В отличие от описания Шенграбена и Аустерлица, где Толстой в отношении фактов точно следует за историками, но дает им собственное истолкование, в описании Бородина писатель спорит с историками во всем: не только в общей оценке исторического значения этого сражения и его прямого результата, но и в отношении чисто фактических сведений о расположении русских и французских войск, о характере и степени укрепленности русских позиций и по целому ряду других вопросов. Общие сведения о Бородинском сражении изложены уже не в виде сухой фактической справки, а в форме страстного публицистического выступления человека, с фактами в руках опровергающего общепринятое ложное историческое представление.
Примечательно, что в целом ряде конкретных вопросов Бородинского боя прав был Толстой, а не историки, в своем подавляющем большинстве оценивающих Бородино как поражение русских. Но суть спора Толстого с историками войны 1812 года заключалась все же не в частностях, а в понимании военно — исторического значения патриотического подвига народа в войне 1812 года вообще, в том числе и в Бородинском сражении.

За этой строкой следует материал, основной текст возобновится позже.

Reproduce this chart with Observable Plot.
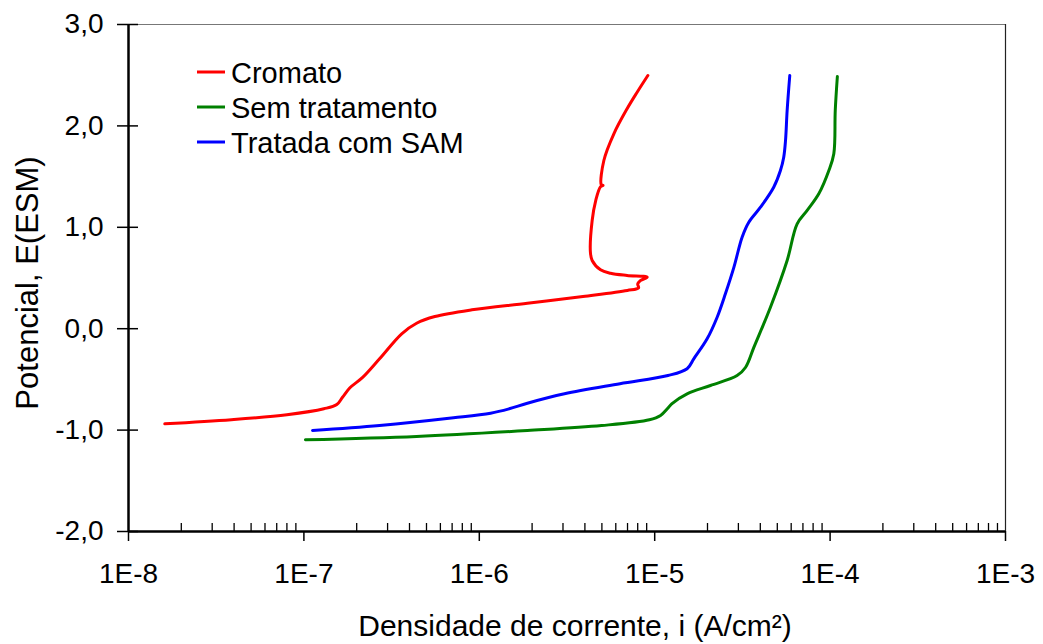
<!DOCTYPE html>
<html>
<head>
<meta charset="utf-8">
<script src="https://cdn.jsdelivr.net/npm/d3@7"></script>
<script src="https://cdn.jsdelivr.net/npm/@observablehq/plot@0.6"></script>
<style>
  body { margin: 0; background: #fff; }
  #chart { width: 1043px; height: 644px; }
  svg { font-family: "Liberation Sans", Arial, sans-serif; }
</style>
</head>
<body>
<div id="chart"></div>
<script>
// ---- data ----
const seriesNames = ["Cromato", "Sem tratamento", "Tratada com SAM"];
const seriesColors = ["#ff0000", "#008000", "#0000ff"];

// Cromato (red): current density (A/cm2) and potential (V)
const cromatoI = [1.61e-8, 3.86e-8, 8.0e-8, 1.30e-7, 1.54e-7, 1.66e-7, 1.83e-7, 2.17e-7, 2.70e-7, 3.61e-7, 4.39e-7, 5.58e-7, 9.08e-7, 1.88e-6, 3.90e-6, 6.98e-6, 8.09e-6, 8.0e-6, 8.28e-6, 9.06e-6, 6.96e-6, 5.60e-6, 4.91e-6, 4.40e-6, 4.30e-6, 4.40e-6, 4.61e-6, 4.91e-6, 5.08e-6, 4.96e-6, 5.13e-6, 5.85e-6, 6.96e-6, 7.94e-6, 9.14e-6];
const cromatoE = [-0.938, -0.898, -0.849, -0.790, -0.748, -0.676, -0.583, -0.478, -0.297, -0.050, 0.054, 0.120, 0.186, 0.251, 0.318, 0.377, 0.403, 0.440, 0.475, 0.508, 0.525, 0.547, 0.581, 0.673, 0.754, 1.067, 1.264, 1.400, 1.412, 1.420, 1.659, 1.922, 2.169, 2.332, 2.497];

// Sem tratamento (green)
const semI = [1.02e-7, 4.39e-7, 1.88e-6, 4.98e-6, 9.33e-6, 1.08e-5, 1.18e-5, 1.25e-5, 1.53e-5, 2.08e-5, 2.95e-5, 3.30e-5, 3.68e-5, 4.57e-5, 5.69e-5, 6.49e-5, 7.40e-5, 8.62e-5, 9.84e-5, 1.05e-4, 1.07e-4, 1.10e-4];
const semE = [-1.096, -1.063, -1.004, -0.955, -0.898, -0.856, -0.790, -0.741, -0.642, -0.560, -0.462, -0.380, -0.182, 0.212, 0.673, 1.034, 1.166, 1.330, 1.560, 1.725, 2.152, 2.487];

// Tratada com SAM (blue)
const samI = [1.12e-7, 2.70e-7, 7.13e-7, 1.16e-6, 1.48e-6, 1.88e-6, 3.06e-6, 6.34e-6, 1.19e-5, 1.53e-5, 1.67e-5, 1.99e-5, 2.27e-5, 2.53e-5, 2.83e-5, 3.15e-5, 3.44e-5, 4.01e-5, 4.77e-5, 5.21e-5, 5.44e-5, 5.57e-5, 5.69e-5, 5.89e-5];
const samE = [-1.004, -0.955, -0.879, -0.833, -0.790, -0.735, -0.642, -0.543, -0.462, -0.395, -0.297, -0.100, 0.113, 0.344, 0.607, 0.902, 1.050, 1.198, 1.395, 1.560, 1.691, 1.856, 2.152, 2.497];

const xTicks = [1e-8, 1e-7, 1e-6, 1e-5, 1e-4, 1e-3];
const xTickLabels = ["1E-8", "1E-7", "1E-6", "1E-5", "1E-4", "1E-3"];
const yTicks = [-2, -1, 0, 1, 2, 3];
const yTickLabels = ["-2,0", "-1,0", "0,0", "1,0", "2,0", "3,0"];
const xTitle = "Densidade de corrente, i (A/cm²)";
const yTitle = "Potencial, E(ESM)";

// ---- build table ----
const allI = [cromatoI, semI, samI];
const allE = [cromatoE, semE, samE];
const rows = seriesNames.flatMap((s, k) => allI[k].map((v, j) => ({s, i: v, E: allE[k][j]})));
const minorTicks = [];
for (let e = -8; e < -3; e++) for (let m = 2; m <= 9; m++) minorTicks.push(m * Math.pow(10, e));

const font = "Liberation Sans, Arial, sans-serif";

const chart = Plot.plot({
  width: 1043,
  height: 644,
  marginLeft: 128,
  marginRight: 38,
  marginTop: 24,
  marginBottom: 113,
  style: {fontFamily: font, background: "#fff", color: "#000"},
  x: {type: "log", domain: [1e-8, 1e-3]},
  y: {domain: [-2, 3]},
  color: {domain: seriesNames, range: seriesColors},
  marks: [
    // frame top/right
    Plot.ruleY([3], {stroke: "#777", strokeWidth: 1}),
    Plot.ruleX([1e-3], {stroke: "#222", strokeWidth: 1.2}),
    // minor x ticks (inward)
    Plot.axisX(minorTicks, {anchor: "bottom", tickSize: 8, dy: -8, tickFormat: () => "", label: null, strokeWidth: 1.3}),
    // major x ticks + labels
    Plot.axisX(xTicks, {anchor: "bottom", tickSize: 10, tickPadding: 22, tickFormat: d => xTickLabels[xTicks.indexOf(d)], label: null, fontSize: 28, strokeWidth: 1.5}),
    // y ticks crossing the axis
    Plot.axisY(yTicks, {anchor: "left", tickSize: 11, tickPadding: 14, tickFormat: d => yTickLabels[yTicks.indexOf(d)], label: null, fontSize: 28, strokeWidth: 1.5}),
    Plot.axisY(yTicks, {anchor: "left", tickSize: 10, dx: 10, tickFormat: () => "", label: null, strokeWidth: 1.5}),
    // axis lines
    Plot.ruleX([1e-8], {stroke: "#000", strokeWidth: 2.5}),
    Plot.ruleY([-2], {stroke: "#000", strokeWidth: 2.5}),
    // curves
    Plot.line(rows, {x: "i", y: "E", z: "s", stroke: "s", strokeWidth: 3, curve: "catmull-rom"}),
    // axis titles
    Plot.text([xTitle], {frameAnchor: "bottom", text: d => d, textAnchor: "middle", lineAnchor: "middle", dy: 95, dx: 8, fontSize: 30, fill: "#000"}),
    Plot.text([yTitle], {frameAnchor: "left", text: d => d, textAnchor: "middle", lineAnchor: "middle", rotate: -90, dx: -100, dy: 5, fontSize: 31, fill: "#000"})
  ]
});

// legend inside the plot area (top-left)
const svg = d3.select(chart);
const lg = svg.append("g").attr("font-family", font).attr("font-size", 29).attr("text-anchor", "start");
seriesNames.forEach((name, k) => {
  const cy = 72 + k * 35;
  lg.append("line").attr("x1", 197).attr("x2", 225).attr("y1", cy).attr("y2", cy)
    .attr("stroke", seriesColors[k]).attr("stroke-width", 3);
  lg.append("text").attr("x", 231).attr("y", cy + 10.5).attr("fill", "#000").attr("text-anchor", "start").text(name);
});

document.getElementById("chart").appendChild(chart);
</script>
</body>
</html>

Толстой, конечно, отступает от исторической правды, утверждая, что, «давая и принимая Бородинское сражение, Кутузов и Наполеон поступили непроизвольно и бессмысленно» (11, 183). Это, конечно, парадокс, но он имеет рациональное зерно. Кутузов и Наполеон действовали в данном случае непроизвольно, т. е. не по своему личному произволу, а подчиняясь необходимости, т. е. созревшему «требованию народного сражения».
В отличие от кануна Аустерлица, где речь шла преимущественно о верхнем «сечении» русской армии, прелюдией к изображению Бородина служит широко развернутая картина нравственного состояния самого «основания» армии, т. е. солдат и ополченцев. Именно здесь, в оскорбленном патриотическом чувстве народа и армии, созревала необходимость, неизбежность Бородинского сражения и «вырезывался» столь же необходимый его исторический результат. «Прямым следствием Бородинского сражения, — говорит об этом Толстой в заключении посвященного этому вопросу рассуждения, — были беспричинное бегство Наполеона из Москвы, возвращение по старой, Смоленской дороге, погибель пятисоттысячного нашествия и погибель Наполеоновской Франции, на которую в первый раз под Бородиным была наложена рука сильнейшего духом противника» (11, 263).